The promise is made. The accountability is optional.
Now, to be fair, we live in a complex society. Not every disagreement is a violation. Not every policy choice is a betrayal. Reasonable people can—and should—debate how best to uphold the Constitution and the laws of this country.
But that’s not what troubles me. What troubles me is something deeper.
It’s the growing sense that the oath has become a formality rather than a boundary. That it is something we say to gain office, not something we carry once we have it. That the words are recited, but not necessarily believed.
And that brings us back to the heart of the matter.
An oath is only as strong as the person taking it.
If a man believes he is accountable—to God, to the law, to his own conscience—then the oath has force. It shapes his decisions. It restrains him when it should. It guides him when the path is unclear.
But if he believes he is accountable only to circumstance, or power, or convenience… then the oath becomes little more than a step in the process. A box to check. A sentence to recite.
We have built a system that insists upon the taking of the oath. But have we built a culture that insists upon keeping it? That’s a harder question.

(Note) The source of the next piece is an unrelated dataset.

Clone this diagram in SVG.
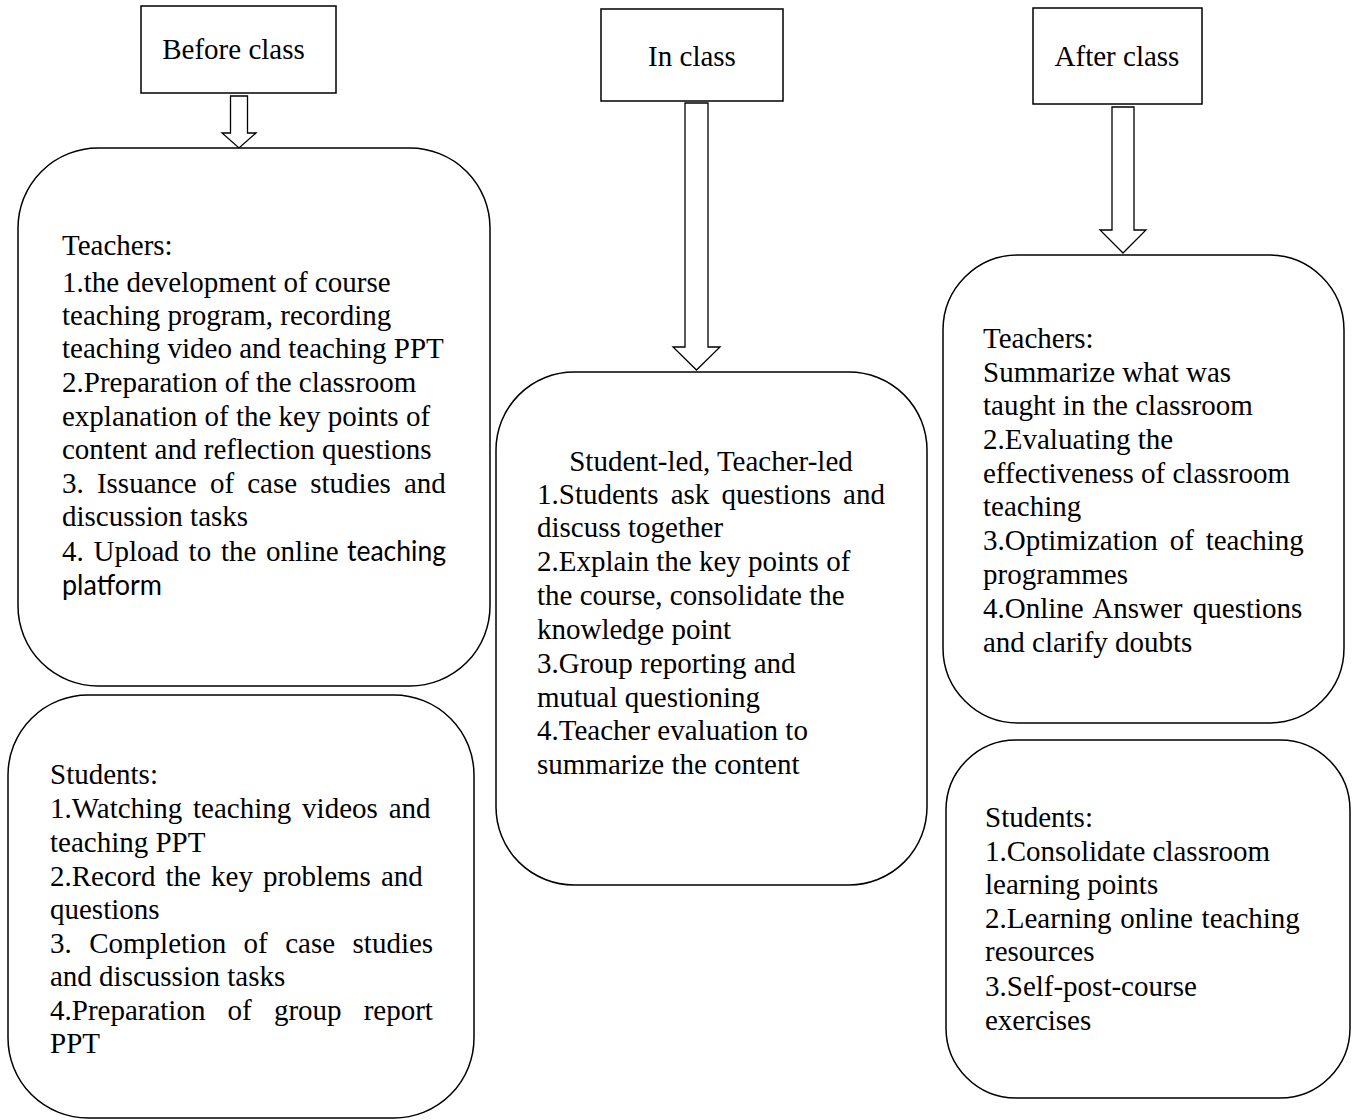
<svg xmlns="http://www.w3.org/2000/svg" width="1354" height="1120" viewBox="0 0 1354 1120">
<style>
.box{fill:#fff;stroke:#000;stroke-width:1.5}
.arrow{fill:#fff;stroke:#000;stroke-width:1.3;stroke-linejoin:miter}
text{font-family:"Liberation Serif","Times New Roman",serif;font-size:29px;fill:#000}
.sans{font-family:Lato,"Open Sans","Liberation Sans",sans-serif}
.hdr{text-anchor:middle}
</style>
<rect width="1354" height="1120" fill="#fff"/>
<g id="connectors">
<polygon class="arrow" points="230.5,96 247.5,96 247.5,133 256,133 239,148 222,133 230.5,133"/>
<polygon class="arrow" points="685,103 708,103 708,347 720,347 696.5,370 673,347 685,347"/>
<polygon class="arrow" points="1112,107 1134,107 1134,230 1146,230 1123,253 1100,230 1112,230"/>
</g>
<g id="before-class">
<rect class="box" x="141" y="6" width="195" height="87"/>
<text class="hdr" x="233.5" y="59">Before class</text>
</g>
<g id="in-class">
<rect class="box" x="601" y="9" width="182" height="92"/>
<text class="hdr" x="692" y="66">In class</text>
</g>
<g id="after-class">
<rect class="box" x="1033" y="8" width="169" height="96"/>
<text class="hdr" x="1117" y="66">After class</text>
</g>
<g id="before-teachers">
<rect class="box" x="18" y="148" width="472" height="538" rx="80" ry="80"/>
<text x="62" y="255">Teachers:</text>
<text x="62" y="292">1.the development of course</text>
<text x="62" y="325">teaching program, recording</text>
<text x="62" y="358">teaching video and teaching PPT</text>
<text x="62" y="392">2.Preparation of the classroom</text>
<text x="62" y="426">explanation of the key points of</text>
<text x="62" y="459">content and reflection questions</text>
<text x="62" y="493" word-spacing="5.9">3. Issuance of case studies and</text>
<text x="62" y="526">discussion tasks</text>
<text x="62" y="561" word-spacing="2.5">4. Upload to the online</text>
<text class="sans" x="347" y="561" textLength="99" lengthAdjust="spacingAndGlyphs">teaching</text>
<text class="sans" x="62" y="595" textLength="100" lengthAdjust="spacingAndGlyphs">platform</text>
</g>
<g id="before-students">
<rect class="box" x="8" y="695" width="466" height="423" rx="80" ry="80"/>
<text x="50" y="784">Students:</text>
<text x="50" y="818" word-spacing="3.6">1.Watching teaching videos and</text>
<text x="50" y="852">teaching PPT</text>
<text x="50" y="886" word-spacing="2.8">2.Record the key problems and</text>
<text x="50" y="919">questions</text>
<text x="50" y="953" word-spacing="10.2">3. Completion of case studies</text>
<text x="50" y="986">and discussion tasks</text>
<text x="50" y="1020" word-spacing="14.9">4.Preparation of group report</text>
<text x="50" y="1053">PPT</text>
</g>
<g id="in-class-content">
<rect class="box" x="496" y="372" width="431" height="513" rx="78" ry="78"/>
<text class="hdr" x="711" y="471">Student-led, Teacher-led</text>
<text x="537" y="504" word-spacing="4.8">1.Students ask questions and</text>
<text x="537" y="537">discuss together</text>
<text x="537" y="571">2.Explain the key points of</text>
<text x="537" y="605">the course, consolidate the</text>
<text x="537" y="639">knowledge point</text>
<text x="537" y="673">3.Group reporting and</text>
<text x="537" y="707">mutual questioning</text>
<text x="537" y="740">4.Teacher evaluation to</text>
<text x="537" y="774">summarize the content</text>
</g>
<g id="after-teachers">
<rect class="box" x="943" y="255" width="401" height="468" rx="75" ry="75"/>
<text x="983" y="348">Teachers:</text>
<text x="983" y="382">Summarize what was</text>
<text x="983" y="415">taught in the classroom</text>
<text x="983" y="449">2.Evaluating the</text>
<text x="983" y="483">effectiveness of classroom</text>
<text x="983" y="516">teaching</text>
<text x="983" y="550" word-spacing="4.6">3.Optimization of teaching</text>
<text x="983" y="584">programmes</text>
<text x="983" y="618" word-spacing="3">4.Online Answer questions</text>
<text x="983" y="652">and clarify doubts</text>
</g>
<g id="after-students">
<rect class="box" x="946" y="740" width="404" height="358" rx="70" ry="70"/>
<text x="985" y="827">Students:</text>
<text x="985" y="861">1.Consolidate classroom</text>
<text x="985" y="894">learning points</text>
<text x="985" y="928" word-spacing="1.6">2.Learning online teaching</text>
<text x="985" y="961">resources</text>
<text x="985" y="996">3.Self-post-course</text>
<text x="985" y="1030">exercises</text>
</g>
</svg>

Because laws can only do so much. Courts can only reach so far. Elections, as important as they are, come long after the decisions have been made. In the end, the strength of an oath rests not in the enforcement mechanism, but in the character of the one who speaks it.
That may not be a satisfying answer in an age that looks for systems to solve every problem. But it is an honest one.
We cannot legislate integrity. We can only expect it. And that expectation begins with us.
If we, as citizens, treat the oath as ceremonial, we should not be surprised when those we elect do the same. If we reward results over principles, power over fidelity, outcomes over process, then the oath will continue to fade into the background.
But if we begin to ask different questions—if we begin to look not just at what our elected officials promise, but how they govern once in office—then perhaps the oath can recover some of its meaning.
Not because it is enforced more harshly. But because it is taken more seriously.
So here is the question we ought to be asking ourselves: “When an elected official raises their hand and swears to support and defend the Constitution… do we expect them to live that oath?”
Or have we become comfortable with simply hearing them say it?
Because the answer to that question may tell us less about our leaders… and more about us.